The core of the gcongr tactic. Parse a goal into the form (f _ ... _) ∼ (f _ ... _), look up any relevant @[gcongr] lemmas, try to apply them, recursively run the tactic itself on "main" goals which are generated, and run the discharger on side goals which are generated. If there is a user-provided template, first check that the template asks us to descend this far into the match.

def Mathlib.Tactic.GCongr.gcongr : Lean.ParserDescr

gcongr applies "generalized congruence" rules to recursively reduce a goal of form ⊢ R (f a₁ ... aₙ) (f b₁ ... bₙ) to (possibly multiple) goal(s) ⊢ Rᵢ aᵢ bᵢ, keeping only the distinct pairs aᵢ ≠ bᵢ, where Rᵢ is a possibly different relation (depending on the precise rule).
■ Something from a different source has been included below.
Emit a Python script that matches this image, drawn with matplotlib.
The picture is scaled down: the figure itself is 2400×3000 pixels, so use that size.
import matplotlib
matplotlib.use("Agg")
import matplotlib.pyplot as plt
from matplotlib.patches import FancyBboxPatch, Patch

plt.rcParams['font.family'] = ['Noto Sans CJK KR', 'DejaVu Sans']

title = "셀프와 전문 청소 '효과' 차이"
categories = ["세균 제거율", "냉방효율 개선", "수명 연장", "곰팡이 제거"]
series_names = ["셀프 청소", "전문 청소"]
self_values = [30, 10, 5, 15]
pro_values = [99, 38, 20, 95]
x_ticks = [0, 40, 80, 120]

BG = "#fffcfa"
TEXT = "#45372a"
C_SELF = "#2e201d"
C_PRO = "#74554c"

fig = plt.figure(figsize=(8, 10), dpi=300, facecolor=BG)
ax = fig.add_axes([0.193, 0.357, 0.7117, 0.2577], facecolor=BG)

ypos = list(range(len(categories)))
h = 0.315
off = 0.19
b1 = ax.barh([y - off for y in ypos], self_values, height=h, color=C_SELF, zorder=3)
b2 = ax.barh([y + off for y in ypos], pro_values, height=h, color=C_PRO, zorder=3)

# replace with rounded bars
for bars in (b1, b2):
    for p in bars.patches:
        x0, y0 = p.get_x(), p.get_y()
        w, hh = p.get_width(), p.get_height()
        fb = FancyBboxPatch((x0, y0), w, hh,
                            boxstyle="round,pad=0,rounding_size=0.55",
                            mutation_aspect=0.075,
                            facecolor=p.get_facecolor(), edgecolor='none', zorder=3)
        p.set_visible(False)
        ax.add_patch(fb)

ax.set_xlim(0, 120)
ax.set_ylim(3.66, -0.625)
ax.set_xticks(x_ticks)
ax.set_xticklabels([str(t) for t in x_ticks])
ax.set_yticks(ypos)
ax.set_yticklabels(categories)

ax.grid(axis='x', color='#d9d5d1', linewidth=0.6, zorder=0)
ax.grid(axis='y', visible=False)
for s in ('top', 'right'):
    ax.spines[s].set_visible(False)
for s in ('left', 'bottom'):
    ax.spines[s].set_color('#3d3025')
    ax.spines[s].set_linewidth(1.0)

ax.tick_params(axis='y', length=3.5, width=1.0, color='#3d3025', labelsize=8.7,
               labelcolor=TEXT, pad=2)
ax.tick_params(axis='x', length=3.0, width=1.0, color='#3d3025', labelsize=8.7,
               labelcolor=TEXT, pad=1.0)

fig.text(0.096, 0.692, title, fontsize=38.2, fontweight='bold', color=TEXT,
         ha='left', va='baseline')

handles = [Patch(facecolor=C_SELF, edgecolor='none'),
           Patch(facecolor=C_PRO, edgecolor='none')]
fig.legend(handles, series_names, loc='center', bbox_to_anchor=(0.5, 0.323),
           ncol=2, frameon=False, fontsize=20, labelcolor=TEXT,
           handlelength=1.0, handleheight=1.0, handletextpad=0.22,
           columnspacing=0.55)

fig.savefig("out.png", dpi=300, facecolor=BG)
The relations R, Rᵢ can be any two-argument relation, including · → ·.

This tactic is extensible: to add a "generalized congruence" rule, tag a theorem with the attribute @[gcongr].
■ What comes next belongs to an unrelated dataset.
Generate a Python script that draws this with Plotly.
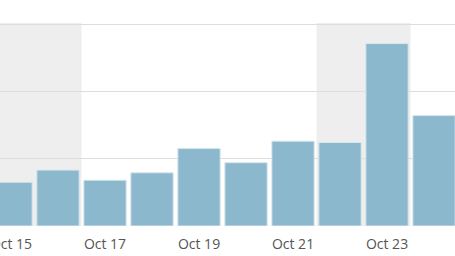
import plotly.graph_objects as go

dates = ["2016-10-15", "2016-10-16", "2016-10-17", "2016-10-18", "2016-10-19",
         "2016-10-20", "2016-10-21", "2016-10-22", "2016-10-23", "2016-10-24"]
values = [6.5, 8.3, 6.8, 7.9, 11.5, 9.4, 12.6, 12.4, 27.1, 16.4]
weekends = [("2016-10-13 12:00", "2016-10-16 12:00"), ("2016-10-21 12:00", "2016-10-23 12:00")]

fig = go.Figure(go.Bar(
    x=dates, y=values,
    marker=dict(color="#8bb8cc", line=dict(color="#d6e6ed", width=1)),
    hoverinfo="skip",
))

for x0, x1 in weekends:
    fig.add_shape(type="rect", xref="x", yref="paper", x0=x0, x1=x1, y0=0, y1=1,
                  fillcolor="#eeeeee", line_width=0, layer="below")

fig.update_layout(
    width=455, height=256,
    margin=dict(l=0, r=0, t=23, b=30, autoexpand=False),
    paper_bgcolor="white", plot_bgcolor="white",
    bargap=0.1,
    showlegend=False,
    font=dict(family="Open Sans", size=14, color="#555555"),
    xaxis=dict(
        type="date",
        range=["2016-10-14 18:23", "2016-10-24 10:43"],
        tick0="2016-10-15", dtick=2 * 86400000, tickformat="%b %d",
        showgrid=False, zeroline=False, showline=False, ticks="",
        ticklabelstandoff=8, ticklabeloverflow="allow", automargin=False,
    ),
    yaxis=dict(
        range=[0, 30.15], dtick=10, showticklabels=False,
        gridcolor="#dddddd", gridwidth=1, zeroline=False, showline=False,
        automargin=False,
    ),
)

fig.write_html("out.html")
If a "generalized congruence" lemma has a side goal, gcongr will try to discharge it using gcongr_discharger, which is an extensible tactic based on positivity. Side goals not discharged in this way are left for the user.
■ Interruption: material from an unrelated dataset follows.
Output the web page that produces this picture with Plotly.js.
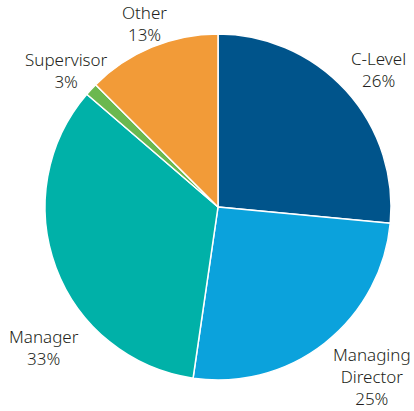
<!DOCTYPE html>
<html>
<head>
<meta charset="utf-8">
<script src="https://cdn.plot.ly/plotly-3.0.1.min.js"></script>
<style>html,body{margin:0;padding:0;background:#fff;}#chart{width:414px;height:411px;}</style>
</head>
<body>
<div id="chart"></div>
<script>
// Data
const categories = ["C-Level", "Managing<br>Director", "Manager", "Supervisor", "Other"];
const sliceValues = [26.5, 25.8, 34.0, 1.2, 12.5];
const percentLabels = ["26%", "25%", "33%", "3%", "13%"];
const sliceColors = ["#00548b", "#0ba2dc", "#00b1a8", "#6bb84f", "#f29b38"];

// Label placement: block centre in pixels of the 414x411 frame
const labelPos = [[378, 69], [372, 376], [44, 347], [66, 70.5], [144, 23.5]];
const W = 414, H = 411;

const trace = {
  type: "pie",
  labels: categories,
  values: sliceValues,
  sort: false,
  direction: "clockwise",
  rotation: 0,
  textinfo: "none",
  hoverinfo: "label+percent",
  marker: { colors: sliceColors, line: { color: "#ffffff", width: 1.5 } },
  domain: { x: [45 / W, 391 / W], y: [31 / H, 377 / H] },
  showlegend: false
};

const annotations = categories.map((c, i) => ({
  text: c + "<br>" + percentLabels[i],
  xref: "paper", yref: "paper",
  x: labelPos[i][0] / W, y: 1 - labelPos[i][1] / H,
  xanchor: "center", yanchor: "middle",
  showarrow: false,
  align: "center",
  font: { family: "'Noto Sans', 'Open Sans', sans-serif", size: 17, weight: 300, color: "#231f20" }
}));

const layout = {
  width: W, height: H,
  margin: { l: 0, r: 0, t: 0, b: 0 },
  paper_bgcolor: "#ffffff",
  annotations: annotations
};

Plotly.newPlot("chart", [trace], layout, { displayModeBar: false, staticPlot: true });
</script>
</body>
</html>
• gcongr with x y ... z names the variables that are introduced by descending into binders (for example sums or suprema).
• gcongr n, where n is a natural number literal, limits the depth of the recursive applications. This is useful if gcongr is too aggressive in breaking down the goal.
• gcongr t, where t is a term with ?_ holes, performs congruence up to the holes in t. In other words, gcongr f ?_ turns a goal ⊢ R (f x) (f y) into ⊢ R x y (but no further). This is useful if gcongr is too aggressive in breaking down the goal.

Examples:

example {a b x c d : ℝ} (h1 : a + 1 ≤ b + 1) (h2 : c + 2 ≤ d + 2) :
    x ^ 2 * a + c ≤ x ^ 2 * b + d := by
  -- LHS and RHS both have the form x ^ 2 * ?_ + ?_
  gcongr
  · -- New goal: ⊢ a ≤ b
    linarith
  · -- ⊢ New goal: c ≤ d
    linarith
-- Resulting proof term is:
--   add_le_add (mul_le_mul_of_nonneg_left ?_ (Even.pow_nonneg (even_two_mul 1) x)) ?_
-- where `add_le_add` and `mul_le_mul_of_nonneg_left` are generalized congruence lemmas
-- and the side goal `0 ≤ x ^ 2` is discharged by `gcongr_discharger`.

example {a b c d x : ℝ} (h : a + c + 1 ≤ b + d + 1) :
    x ^ 2 * (a + c) + 5 ≤ x ^ 2 * (b + d) + 5 := by
  -- Using a pattern to limit the depth.
  gcongr x ^ 2 * ?_ + 5 -- or `gcongr 2`
  -- New goal: ⊢ a + c ≤ b + d
  linarith

-- Descending into binders (here: ⨆).
example {f g : ℕ → ℝ≥0∞} (h : ∀ n, f n ≤ g n) : ⨆ n, f n ≤ ⨆ n, g n := by
  gcongr with i
  exact h i

Equations

• One or more equations did not get rendered due to their size.

def Mathlib.Tactic.GCongr.«tacticRel[_]» : Lean.ParserDescr

rel [h₁, ..., hₙ] uses "generalized congruence" rules to solve a goal of form ⊢ R (f a₁ ... aₙ) (f b₁ ... bₙ) by substituting with the terms hᵢ : Rᵢ aᵢ bᵢ. The relations R, Rᵢ can be any two-argument relation, including · → ·.

This tactic is extensible: to add a "generalized congruence" rule, tag a theorem with the attribute @[gcongr].

If a "generalized congruence" lemma has a side goal, rel will try to discharge it using gcongr_discharger, which is an extensible tactic based on positivity. If side goals cannot be discharged, or the terms h₁, ..., hₙ cannot solve the goals, the tactic fails.

Examples:

example {a b x c d : ℝ} (h1 : a ≤ b) (h2 : c ≤ d) :
    x ^ 2 * a + c ≤ x ^ 2 * b + d := by
  rel [h1, h2]
-- In this example we "substitute" the hypotheses `a ≤ b` and `c ≤ d` into the LHS `x ^ 2 * a + c`
-- of the goal and obtain the RHS `x ^ 2 * b + d`, thus proving the goal.
-- This constructs the proof term:
--   add_le_add (mul_le_mul_of_nonneg_left h1 (pow_bit0_nonneg x 1)) h2
-- using the generalized congruence lemmas `add_le_add` and `mul_le_mul_of_nonneg_left`.

Equations

• One or more equations did not get rendered due to their size.